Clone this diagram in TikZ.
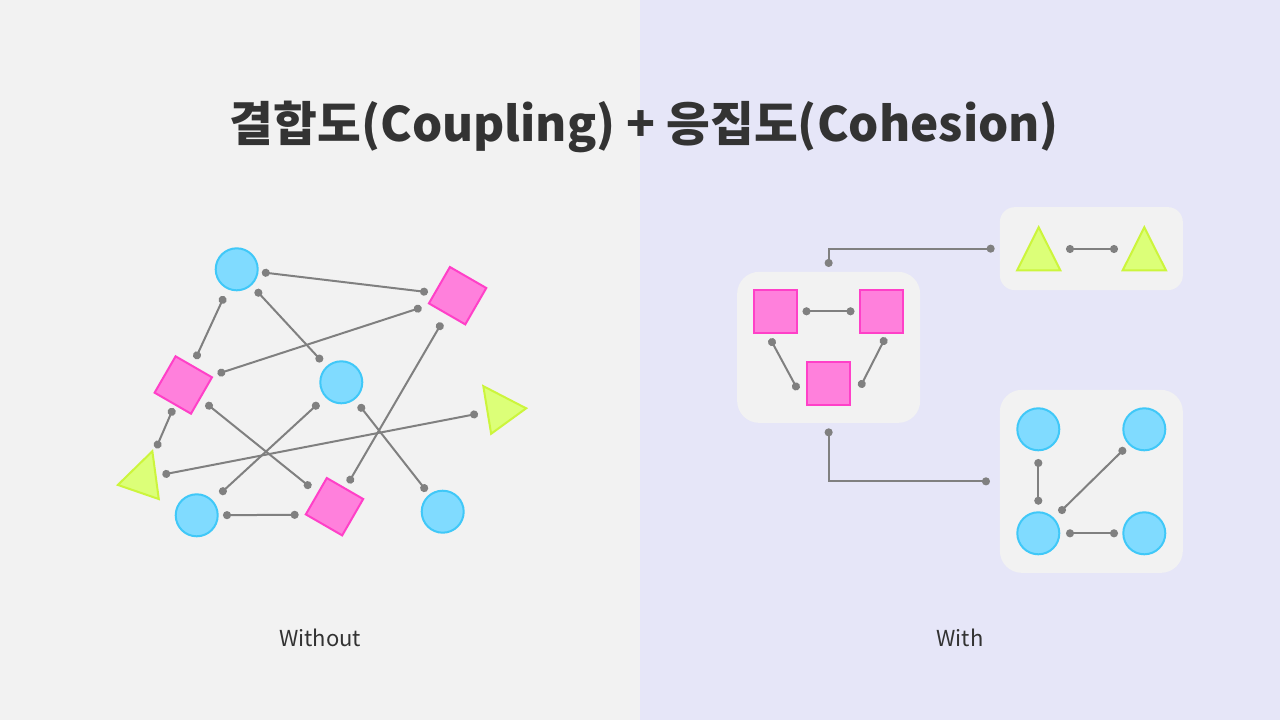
\documentclass[tikz,border=0pt]{standalone}
\usepackage{fontspec}
\setmainfont{Noto Sans CJK KR}
\usepackage{tikz}
\usetikzlibrary{positioning}
\usetikzlibrary{shapes.geometric,arrows.meta}

\definecolor{leftbg}{HTML}{F2F2F2}
\definecolor{rightbg}{HTML}{E6E6F8}
\definecolor{boxfill}{HTML}{F2F2F2}
\definecolor{bluefill}{HTML}{80DBFF}
\definecolor{bluedge}{HTML}{40C8F8}
\definecolor{pinkfill}{HTML}{FF80DC}
\definecolor{pinkedge}{HTML}{FF40C8}
\definecolor{limefill}{HTML}{DCFF78}
\definecolor{limeedge}{HTML}{CCF53C}
\definecolor{linkgray}{HTML}{808080}
\definecolor{textgray}{HTML}{333333}

\begin{document}
\begin{tikzpicture}[x=1pt,y=-1pt,
	circ/.style={circle,draw=bluedge,fill=bluefill,line width=2pt,minimum size=42pt,inner sep=0pt},
	sq/.style={rectangle,draw=pinkedge,fill=pinkfill,line width=2pt,minimum size=42pt,inner sep=0pt},
	tri/.style={regular polygon,regular polygon sides=3,draw=limeedge,fill=limefill,line width=2pt,minimum size=50pt,inner sep=0pt},
	grp/.style={rectangle,fill=boxfill,rounded corners=22pt,minimum width=183pt,inner sep=0pt},
	link/.style={draw=linkgray,line width=2pt,arrows={Circle[length=8pt]-Circle[length=8pt]}},
	gap/.style 2 args={shorten <=#1pt,shorten >=#2pt},
	lbl/.style={text=textgray,font=\fontsize{22}{26}\selectfont}]
	\useasboundingbox (0,0) rectangle (1280,720);
	\fill[leftbg] (0,0) rectangle (640,720);
	\fill[rightbg] (640,0) rectangle (1280,720);

	\node[text=textgray,font=\fontsize{47.6}{54}\selectfont\bfseries] (title) at (644.5,127) {결합도(Coupling) + 응집도(Cohesion)};

	% without
	\node[circ] (a) at (236.7,269.3) {};
	\node[sq,rotate=-30] (b) at (457.6,295.7) {};
	\node[sq,rotate=-30] (c) at (183.3,385) {};
	\node[circ] (d) at (341.3,382.3) {};
	\node[tri,rotate=36,yscale=1.15] (e) at (500.2,409.4) {};
	\node[tri,rotate=-19,yscale=1.15] (f) at (143,478.4) {};
	\node[circ] (g) at (196.7,515.3) {};
	\node[sq,rotate=-30] (h) at (334.5,506.7) {};
	\node[circ] (i) at (442.7,511.7) {};

	\draw[link,gap={25.3}{29.8}] (a.center) -- (b.center);
	\draw[link,gap={29.7}{28.7}] (a.center) -- (c.center);
	\draw[link,gap={27.9}{28.3}] (a.center) -- (d.center);
	\draw[link,gap={36}{37.9}] (c.center) -- (b.center);
	\draw[link,gap={25.2}{32.9}] (c.center) -- (f.center);
	\draw[link,gap={29}{30.4}] (c.center) -- (h.center);
	\draw[link,gap={30.6}{31.6}] (d.center) -- (g.center);
	\draw[link,gap={28.4}{26}] (d.center) -- (i.center);
	\draw[link,gap={31.3}{27.3}] (b.center) -- (h.center);
	\draw[link,gap={19.7}{22.6}] (f.center) -- (e.center);
	\draw[link,gap={26.3}{5.8}] (g.center) -- (h.south west);

	\node[lbl] (without) at (320,638) {Without};

	% with
	\node[grp,minimum height=151pt] (sqbox) at (828.65,347.35) {};
	\node[grp,minimum height=83pt,rounded corners=15pt] (tribox) at (1091.35,248.65) {};
	\node[grp,minimum height=183pt] (cbox) at (1091.35,481.35) {};

	\node[sq,minimum size=42.5pt] (s1) at (775.5,311.3) {};
	\node[sq,minimum size=42.5pt] (s2) at (881.5,311.3) {};
	\node[sq,minimum size=42.5pt] (s3) at (828.5,383.3) {};
	\draw[link,gap={27}{27}] (s1.center) -- (s2.center);
	\draw[link,gap={5.7}{17.7}] (s1.250) -- (s3.south west);
	\draw[link,gap={4.4}{20.2}] (s2.285) -- (s3.south east);

	\node[tri,yscale=1.15] (t1) at (1038.7,256) {};
	\node[tri,yscale=1.15] (t2) at (1144.3,256) {};
	\draw[link,gap={27.3}{26.3}] ([yshift=7pt]t1.center) -- ([yshift=7pt]t2.center);

	\node[circ] (c1) at (1038.3,429.3) {};
	\node[circ] (c2) at (1144.3,429.3) {};
	\node[circ] (c3) at (1038.3,533.3) {};
	\node[circ] (c4) at (1144.3,533.3) {};
	\draw[link,gap={29.7}{28.6}] (c1.center) -- (c3.center);
	\draw[link,gap={29.2}{26.7}] (c3.center) -- (c2.center);
	\draw[link,gap={27.7}{26.3}] (c3.center) -- (c4.center);

	\draw[link,gap={4.7}{5}] (sqbox.north) |- (tribox.west);
	\draw[link,gap={5.3}{9.7}] (sqbox.south) |- (cbox.west);

	\node[lbl] (with) at (960,638) {With};
\end{tikzpicture}
\end{document}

Objective
Restate the full listing verbatim and drop every picture.

Response for this exercise
Clone this diagram in TikZ.
\documentclass[tikz,border=0pt]{standalone}
\usepackage{fontspec}
\setmainfont{Noto Sans CJK KR}
\usepackage{tikz}
\usetikzlibrary{positioning}
\usetikzlibrary{shapes.geometric,arrows.meta}

\definecolor{leftbg}{HTML}{F2F2F2}
\definecolor{rightbg}{HTML}{E6E6F8}
\definecolor{boxfill}{HTML}{F2F2F2}
\definecolor{bluefill}{HTML}{80DBFF}
\definecolor{bluedge}{HTML}{40C8F8}
\definecolor{pinkfill}{HTML}{FF80DC}
\definecolor{pinkedge}{HTML}{FF40C8}
\definecolor{limefill}{HTML}{DCFF78}
\definecolor{limeedge}{HTML}{CCF53C}
\definecolor{linkgray}{HTML}{808080}
\definecolor{textgray}{HTML}{333333}

\begin{document}
\begin{tikzpicture}[x=1pt,y=-1pt,
	circ/.style={circle,draw=bluedge,fill=bluefill,line width=2pt,minimum size=42pt,inner sep=0pt},
	sq/.style={rectangle,draw=pinkedge,fill=pinkfill,line width=2pt,minimum size=42pt,inner sep=0pt},
	tri/.style={regular polygon,regular polygon sides=3,draw=limeedge,fill=limefill,line width=2pt,minimum size=50pt,inner sep=0pt},
	grp/.style={rectangle,fill=boxfill,rounded corners=22pt,minimum width=183pt,inner sep=0pt},
	link/.style={draw=linkgray,line width=2pt,arrows={Circle[length=8pt]-Circle[length=8pt]}},
	gap/.style 2 args={shorten <=#1pt,shorten >=#2pt},
	lbl/.style={text=textgray,font=\fontsize{22}{26}\selectfont}]
	\useasboundingbox (0,0) rectangle (1280,720);
	\fill[leftbg] (0,0) rectangle (640,720);
	\fill[rightbg] (640,0) rectangle (1280,720);

	\node[text=textgray,font=\fontsize{47.6}{54}\selectfont\bfseries] (title) at (644.5,127) {결합도(Coupling) + 응집도(Cohesion)};

	% without
	\node[circ] (a) at (236.7,269.3) {};
	\node[sq,rotate=-30] (b) at (457.6,295.7) {};
	\node[sq,rotate=-30] (c) at (183.3,385) {};
	\node[circ] (d) at (341.3,382.3) {};
	\node[tri,rotate=36,yscale=1.15] (e) at (500.2,409.4) {};
	\node[tri,rotate=-19,yscale=1.15] (f) at (143,478.4) {};
	\node[circ] (g) at (196.7,515.3) {};
	\node[sq,rotate=-30] (h) at (334.5,506.7) {};
	\node[circ] (i) at (442.7,511.7) {};

	\draw[link,gap={25.3}{29.8}] (a.center) -- (b.center);
	\draw[link,gap={29.7}{28.7}] (a.center) -- (c.center);
	\draw[link,gap={27.9}{28.3}] (a.center) -- (d.center);
	\draw[link,gap={36}{37.9}] (c.center) -- (b.center);
	\draw[link,gap={25.2}{32.9}] (c.center) -- (f.center);
	\draw[link,gap={29}{30.4}] (c.center) -- (h.center);
	\draw[link,gap={30.6}{31.6}] (d.center) -- (g.center);
	\draw[link,gap={28.4}{26}] (d.center) -- (i.center);
	\draw[link,gap={31.3}{27.3}] (b.center) -- (h.center);
	\draw[link,gap={19.7}{22.6}] (f.center) -- (e.center);
	\draw[link,gap={26.3}{5.8}] (g.center) -- (h.south west);

	\node[lbl] (without) at (320,638) {Without};

	% with
	\node[grp,minimum height=151pt] (sqbox) at (828.65,347.35) {};
	\node[grp,minimum height=83pt,rounded corners=15pt] (tribox) at (1091.35,248.65) {};
	\node[grp,minimum height=183pt] (cbox) at (1091.35,481.35) {};

	\node[sq,minimum size=42.5pt] (s1) at (775.5,311.3) {};
	\node[sq,minimum size=42.5pt] (s2) at (881.5,311.3) {};
	\node[sq,minimum size=42.5pt] (s3) at (828.5,383.3) {};
	\draw[link,gap={27}{27}] (s1.center) -- (s2.center);
	\draw[link,gap={5.7}{17.7}] (s1.250) -- (s3.south west);
	\draw[link,gap={4.4}{20.2}] (s2.285) -- (s3.south east);

	\node[tri,yscale=1.15] (t1) at (1038.7,256) {};
	\node[tri,yscale=1.15] (t2) at (1144.3,256) {};
	\draw[link,gap={27.3}{26.3}] ([yshift=7pt]t1.center) -- ([yshift=7pt]t2.center);

	\node[circ] (c1) at (1038.3,429.3) {};
	\node[circ] (c2) at (1144.3,429.3) {};
	\node[circ] (c3) at (1038.3,533.3) {};
	\node[circ] (c4) at (1144.3,533.3) {};
	\draw[link,gap={29.7}{28.6}] (c1.center) -- (c3.center);
	\draw[link,gap={29.2}{26.7}] (c3.center) -- (c2.center);
	\draw[link,gap={27.7}{26.3}] (c3.center) -- (c4.center);

	\draw[link,gap={4.7}{5}] (sqbox.north) |- (tribox.west);
	\draw[link,gap={5.3}{9.7}] (sqbox.south) |- (cbox.west);

	\node[lbl] (with) at (960,638) {With};
\end{tikzpicture}
\end{document}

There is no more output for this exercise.